··· Dataset extract

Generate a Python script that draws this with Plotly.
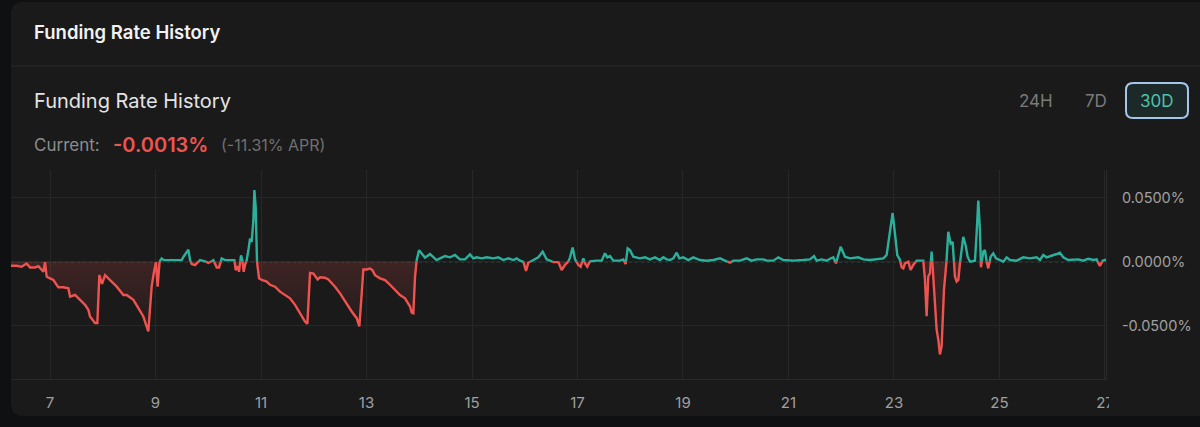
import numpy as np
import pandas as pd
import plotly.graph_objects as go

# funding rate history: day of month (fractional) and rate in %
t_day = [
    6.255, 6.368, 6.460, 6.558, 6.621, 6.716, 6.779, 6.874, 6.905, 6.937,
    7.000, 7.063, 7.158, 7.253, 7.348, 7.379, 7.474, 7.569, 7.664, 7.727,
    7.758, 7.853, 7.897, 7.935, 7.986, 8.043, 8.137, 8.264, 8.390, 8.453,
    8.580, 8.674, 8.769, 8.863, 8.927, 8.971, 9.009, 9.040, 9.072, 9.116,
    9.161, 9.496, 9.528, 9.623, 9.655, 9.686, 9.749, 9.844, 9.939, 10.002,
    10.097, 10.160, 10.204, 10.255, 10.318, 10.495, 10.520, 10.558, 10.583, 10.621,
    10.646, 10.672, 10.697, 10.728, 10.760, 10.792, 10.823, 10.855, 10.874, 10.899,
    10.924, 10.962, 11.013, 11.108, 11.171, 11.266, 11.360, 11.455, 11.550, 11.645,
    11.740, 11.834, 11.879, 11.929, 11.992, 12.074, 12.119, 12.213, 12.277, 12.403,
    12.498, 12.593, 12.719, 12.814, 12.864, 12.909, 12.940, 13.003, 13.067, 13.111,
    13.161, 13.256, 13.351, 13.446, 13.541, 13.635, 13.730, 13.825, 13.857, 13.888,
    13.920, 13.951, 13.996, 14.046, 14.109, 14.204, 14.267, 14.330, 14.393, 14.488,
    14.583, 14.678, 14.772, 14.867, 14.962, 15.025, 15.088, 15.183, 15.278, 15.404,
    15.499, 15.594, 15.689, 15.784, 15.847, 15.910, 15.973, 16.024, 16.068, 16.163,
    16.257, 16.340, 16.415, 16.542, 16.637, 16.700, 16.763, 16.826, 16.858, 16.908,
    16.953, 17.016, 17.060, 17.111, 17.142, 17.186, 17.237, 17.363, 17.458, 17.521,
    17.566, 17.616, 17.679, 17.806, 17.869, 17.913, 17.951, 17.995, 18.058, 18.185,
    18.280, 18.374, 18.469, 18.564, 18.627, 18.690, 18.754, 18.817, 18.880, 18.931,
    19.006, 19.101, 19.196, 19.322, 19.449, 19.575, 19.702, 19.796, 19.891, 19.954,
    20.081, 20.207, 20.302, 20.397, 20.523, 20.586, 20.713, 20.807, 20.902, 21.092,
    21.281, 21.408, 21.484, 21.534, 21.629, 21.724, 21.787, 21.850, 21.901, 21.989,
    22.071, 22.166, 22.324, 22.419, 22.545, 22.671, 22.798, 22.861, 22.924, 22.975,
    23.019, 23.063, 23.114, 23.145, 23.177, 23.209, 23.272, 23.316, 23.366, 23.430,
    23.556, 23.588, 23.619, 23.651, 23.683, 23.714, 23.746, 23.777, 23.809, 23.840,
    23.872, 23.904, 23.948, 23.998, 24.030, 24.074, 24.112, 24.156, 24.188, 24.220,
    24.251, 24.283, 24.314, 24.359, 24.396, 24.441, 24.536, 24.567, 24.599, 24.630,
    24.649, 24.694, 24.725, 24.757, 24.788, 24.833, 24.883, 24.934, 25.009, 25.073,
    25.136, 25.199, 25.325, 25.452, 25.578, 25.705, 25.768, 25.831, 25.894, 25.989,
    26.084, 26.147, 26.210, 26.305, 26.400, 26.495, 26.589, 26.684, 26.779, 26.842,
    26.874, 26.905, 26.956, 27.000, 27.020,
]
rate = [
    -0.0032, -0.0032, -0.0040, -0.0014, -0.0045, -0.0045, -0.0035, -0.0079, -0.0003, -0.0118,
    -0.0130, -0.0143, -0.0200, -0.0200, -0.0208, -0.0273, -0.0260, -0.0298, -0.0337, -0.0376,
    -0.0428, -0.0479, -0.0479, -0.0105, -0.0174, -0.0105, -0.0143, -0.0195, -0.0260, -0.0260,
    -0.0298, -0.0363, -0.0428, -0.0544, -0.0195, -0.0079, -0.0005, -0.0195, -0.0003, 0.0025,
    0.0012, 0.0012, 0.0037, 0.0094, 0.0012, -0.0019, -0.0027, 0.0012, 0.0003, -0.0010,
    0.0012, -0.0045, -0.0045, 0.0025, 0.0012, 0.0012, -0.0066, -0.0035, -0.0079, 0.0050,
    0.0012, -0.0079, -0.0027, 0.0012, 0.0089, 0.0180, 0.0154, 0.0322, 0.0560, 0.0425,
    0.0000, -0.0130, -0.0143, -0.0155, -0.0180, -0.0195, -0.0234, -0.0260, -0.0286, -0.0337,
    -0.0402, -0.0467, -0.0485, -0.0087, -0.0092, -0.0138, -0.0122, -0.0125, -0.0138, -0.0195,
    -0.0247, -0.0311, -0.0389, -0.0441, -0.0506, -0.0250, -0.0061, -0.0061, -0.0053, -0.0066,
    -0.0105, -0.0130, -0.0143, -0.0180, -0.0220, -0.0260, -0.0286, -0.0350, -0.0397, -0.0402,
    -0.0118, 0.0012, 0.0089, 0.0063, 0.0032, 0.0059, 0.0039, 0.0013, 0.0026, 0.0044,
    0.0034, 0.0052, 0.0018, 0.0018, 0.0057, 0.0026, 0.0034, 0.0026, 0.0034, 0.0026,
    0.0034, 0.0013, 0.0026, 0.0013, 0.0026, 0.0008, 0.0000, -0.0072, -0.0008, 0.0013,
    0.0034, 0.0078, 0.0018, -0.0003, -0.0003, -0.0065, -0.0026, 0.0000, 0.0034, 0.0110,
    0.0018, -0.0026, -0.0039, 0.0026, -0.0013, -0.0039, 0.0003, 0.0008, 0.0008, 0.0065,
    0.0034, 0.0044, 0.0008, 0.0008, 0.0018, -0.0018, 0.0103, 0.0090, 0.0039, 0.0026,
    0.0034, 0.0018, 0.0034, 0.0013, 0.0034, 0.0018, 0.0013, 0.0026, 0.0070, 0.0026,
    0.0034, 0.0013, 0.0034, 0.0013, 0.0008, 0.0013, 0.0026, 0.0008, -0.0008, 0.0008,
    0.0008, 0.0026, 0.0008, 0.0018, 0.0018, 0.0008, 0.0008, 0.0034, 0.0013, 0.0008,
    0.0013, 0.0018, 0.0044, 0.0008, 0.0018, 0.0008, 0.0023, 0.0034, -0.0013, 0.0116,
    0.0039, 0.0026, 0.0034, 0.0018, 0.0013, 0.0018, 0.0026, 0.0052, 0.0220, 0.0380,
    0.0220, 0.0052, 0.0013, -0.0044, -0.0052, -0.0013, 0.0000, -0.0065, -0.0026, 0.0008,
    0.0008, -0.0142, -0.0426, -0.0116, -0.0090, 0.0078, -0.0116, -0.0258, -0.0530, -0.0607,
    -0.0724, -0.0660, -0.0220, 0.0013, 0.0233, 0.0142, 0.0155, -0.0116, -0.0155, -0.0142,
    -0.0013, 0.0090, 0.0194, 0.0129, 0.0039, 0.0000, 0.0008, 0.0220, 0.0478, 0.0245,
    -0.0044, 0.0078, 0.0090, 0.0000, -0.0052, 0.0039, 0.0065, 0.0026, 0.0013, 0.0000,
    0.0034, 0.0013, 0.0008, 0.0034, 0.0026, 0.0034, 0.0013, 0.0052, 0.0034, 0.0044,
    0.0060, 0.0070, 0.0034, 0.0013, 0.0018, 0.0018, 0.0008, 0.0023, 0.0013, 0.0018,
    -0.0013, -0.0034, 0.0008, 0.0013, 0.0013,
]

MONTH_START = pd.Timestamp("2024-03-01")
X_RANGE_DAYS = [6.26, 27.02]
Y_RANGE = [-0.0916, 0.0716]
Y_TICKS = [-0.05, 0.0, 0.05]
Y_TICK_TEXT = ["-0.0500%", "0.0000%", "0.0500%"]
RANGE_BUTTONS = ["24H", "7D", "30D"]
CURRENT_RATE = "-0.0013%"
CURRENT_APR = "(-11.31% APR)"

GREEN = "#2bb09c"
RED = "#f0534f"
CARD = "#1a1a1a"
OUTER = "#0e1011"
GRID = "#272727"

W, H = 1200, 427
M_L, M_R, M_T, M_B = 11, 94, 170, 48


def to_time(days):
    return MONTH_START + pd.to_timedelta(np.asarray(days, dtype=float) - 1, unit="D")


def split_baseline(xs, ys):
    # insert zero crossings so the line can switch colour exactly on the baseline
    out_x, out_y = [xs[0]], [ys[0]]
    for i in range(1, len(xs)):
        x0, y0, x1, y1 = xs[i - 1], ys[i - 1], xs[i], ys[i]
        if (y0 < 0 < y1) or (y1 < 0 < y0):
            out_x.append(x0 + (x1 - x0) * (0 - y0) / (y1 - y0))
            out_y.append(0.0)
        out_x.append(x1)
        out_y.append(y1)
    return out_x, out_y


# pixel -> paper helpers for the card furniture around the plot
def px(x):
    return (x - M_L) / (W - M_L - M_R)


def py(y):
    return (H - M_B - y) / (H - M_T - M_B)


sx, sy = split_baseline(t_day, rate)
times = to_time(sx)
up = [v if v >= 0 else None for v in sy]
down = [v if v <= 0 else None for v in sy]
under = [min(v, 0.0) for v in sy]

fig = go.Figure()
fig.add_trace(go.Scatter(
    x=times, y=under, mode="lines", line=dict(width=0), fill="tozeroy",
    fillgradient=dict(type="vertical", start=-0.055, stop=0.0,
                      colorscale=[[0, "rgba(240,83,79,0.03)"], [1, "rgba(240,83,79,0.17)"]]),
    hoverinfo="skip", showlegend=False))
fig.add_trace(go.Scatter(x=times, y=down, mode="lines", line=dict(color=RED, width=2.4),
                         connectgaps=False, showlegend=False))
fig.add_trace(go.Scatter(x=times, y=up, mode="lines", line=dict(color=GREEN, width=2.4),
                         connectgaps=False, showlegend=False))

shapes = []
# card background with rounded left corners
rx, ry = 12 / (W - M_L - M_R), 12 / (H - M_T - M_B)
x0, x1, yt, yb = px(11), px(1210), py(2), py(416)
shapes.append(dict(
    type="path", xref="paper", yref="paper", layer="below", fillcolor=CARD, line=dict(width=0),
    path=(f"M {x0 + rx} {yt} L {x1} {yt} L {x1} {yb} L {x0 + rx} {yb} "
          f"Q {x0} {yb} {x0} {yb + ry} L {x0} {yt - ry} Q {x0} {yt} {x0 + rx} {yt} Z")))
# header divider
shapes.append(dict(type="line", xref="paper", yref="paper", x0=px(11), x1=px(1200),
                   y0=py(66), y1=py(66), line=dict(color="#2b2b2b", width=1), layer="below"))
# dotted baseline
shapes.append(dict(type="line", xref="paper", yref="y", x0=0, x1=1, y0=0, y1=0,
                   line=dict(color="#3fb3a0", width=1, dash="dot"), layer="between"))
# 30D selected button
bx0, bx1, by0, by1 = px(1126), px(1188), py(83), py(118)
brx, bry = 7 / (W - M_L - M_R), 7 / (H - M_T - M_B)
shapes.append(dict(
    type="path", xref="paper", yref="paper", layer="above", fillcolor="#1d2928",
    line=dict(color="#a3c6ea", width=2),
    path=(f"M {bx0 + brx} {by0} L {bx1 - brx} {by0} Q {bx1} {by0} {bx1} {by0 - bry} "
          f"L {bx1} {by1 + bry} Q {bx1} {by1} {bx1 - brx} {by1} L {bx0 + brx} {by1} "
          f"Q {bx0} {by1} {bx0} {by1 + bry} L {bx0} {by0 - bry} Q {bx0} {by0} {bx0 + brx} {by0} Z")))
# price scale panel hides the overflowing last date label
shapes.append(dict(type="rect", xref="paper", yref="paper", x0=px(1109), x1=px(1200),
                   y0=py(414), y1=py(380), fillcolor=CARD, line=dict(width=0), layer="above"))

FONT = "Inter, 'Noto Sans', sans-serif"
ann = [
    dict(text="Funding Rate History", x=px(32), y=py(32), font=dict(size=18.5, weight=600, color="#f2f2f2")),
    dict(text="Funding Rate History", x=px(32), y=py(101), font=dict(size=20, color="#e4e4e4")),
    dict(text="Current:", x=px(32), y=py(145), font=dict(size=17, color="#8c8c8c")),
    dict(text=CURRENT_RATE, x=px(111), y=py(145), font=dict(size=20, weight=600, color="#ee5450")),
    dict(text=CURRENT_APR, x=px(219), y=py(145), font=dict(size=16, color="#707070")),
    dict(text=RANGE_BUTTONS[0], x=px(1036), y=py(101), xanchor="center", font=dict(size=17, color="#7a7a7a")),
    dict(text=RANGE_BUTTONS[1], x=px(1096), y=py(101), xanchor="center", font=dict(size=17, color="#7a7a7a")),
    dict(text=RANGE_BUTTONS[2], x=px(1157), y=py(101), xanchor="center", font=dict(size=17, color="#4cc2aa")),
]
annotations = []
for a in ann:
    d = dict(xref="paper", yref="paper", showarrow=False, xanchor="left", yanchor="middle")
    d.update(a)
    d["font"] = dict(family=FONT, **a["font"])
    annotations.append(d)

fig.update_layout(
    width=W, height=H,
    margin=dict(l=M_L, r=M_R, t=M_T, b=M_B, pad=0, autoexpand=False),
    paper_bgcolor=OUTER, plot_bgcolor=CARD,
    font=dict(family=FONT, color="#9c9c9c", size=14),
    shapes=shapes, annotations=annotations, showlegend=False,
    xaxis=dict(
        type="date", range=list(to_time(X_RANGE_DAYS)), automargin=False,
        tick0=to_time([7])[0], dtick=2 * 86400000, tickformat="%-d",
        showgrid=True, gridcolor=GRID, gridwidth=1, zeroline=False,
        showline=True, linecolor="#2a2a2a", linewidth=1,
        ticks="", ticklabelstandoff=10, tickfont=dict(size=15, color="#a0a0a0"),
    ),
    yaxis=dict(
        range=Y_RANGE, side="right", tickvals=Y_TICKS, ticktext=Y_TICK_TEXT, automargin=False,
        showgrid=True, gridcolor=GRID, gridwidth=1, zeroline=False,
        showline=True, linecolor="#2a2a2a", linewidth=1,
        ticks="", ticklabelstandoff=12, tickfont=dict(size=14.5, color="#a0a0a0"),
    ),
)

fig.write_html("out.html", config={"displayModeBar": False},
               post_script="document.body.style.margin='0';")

······

Instructions to follow = Find all lines where the word "with" appears. Copy them.

Problem solution =
Generate a Python script that draws this with Plotly.
# card background with rounded left corners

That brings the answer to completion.